Development and optimization of polyurethane foam composites reinforced with biosilica nanoparticles from rice husks

The increasing demand for sustainable and eco-friendly materials has driven research on renewable fillers for polymer composites. Conventional fillers are costly, prompting the exploration of alternatives driven by agricultural waste. Rice husks, an abundant agricultural waste, are a low-cost and sustainable source of high-purity biosilica nanoparticles. This study explored the synthesis and characterization of biosilica nanoparticles from rice husks for use as a sustainable and renewable filler in a polyurethane foam matrix. Rice husks characterization involved the analysis of the physical composition. The rice husks exhibited variable moisture content and high ash content of 46–49% before pretreatment with hydrochloric acid and 49–54% after pretreatment. Through controlled combustion at 600°C and acid pretreatment, high-purity amorphous silica nanoparticles (86% purity) with an average crystallite size of 7.33 nm were obtained, as confirmed by X-ray diffraction, Fourier transform infrared spectroscopy, and energy dispersive X-ray analyses.
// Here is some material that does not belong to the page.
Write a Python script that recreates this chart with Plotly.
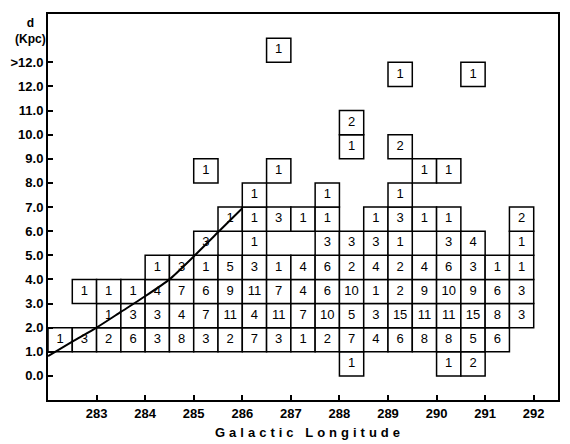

The nanoparticles exhibited a spherical morphology and a stoichiometric Silicon:Oxygen ratio (1:1.7), while surface silanol groups enhanced their compatibility with polyurethane matrices. Response surface methodology was used to optimize the effects of nanoparticle concentration, mold temperature, and curing time on the resultant physical, mechanical, and thermal properties. The developed polyurethane foam nanocomposites were lightweight, with densities in range of 34.6-150.7 kg/m 3 , and their compressive strength peaked at 2.7 MPa. The thermal conductivity ranged between 0.0429 and 0.0507 W/mK. Images obtained using a Zeiss Stemi 508 stereomicroscope showed that the optimized foam had a more uniform cell structure than the control foam. The water absorption of the optimized foam was lower than that of the control foam. The optimized foam was more chemically stable in an oxidizing environment than the control foam. The results demonstrate that rice husk-derived biosilica nanoparticles are a promising eco-friendly alternative to conventional fillers, with potential applications in lightweight and insulating polyurethane foams.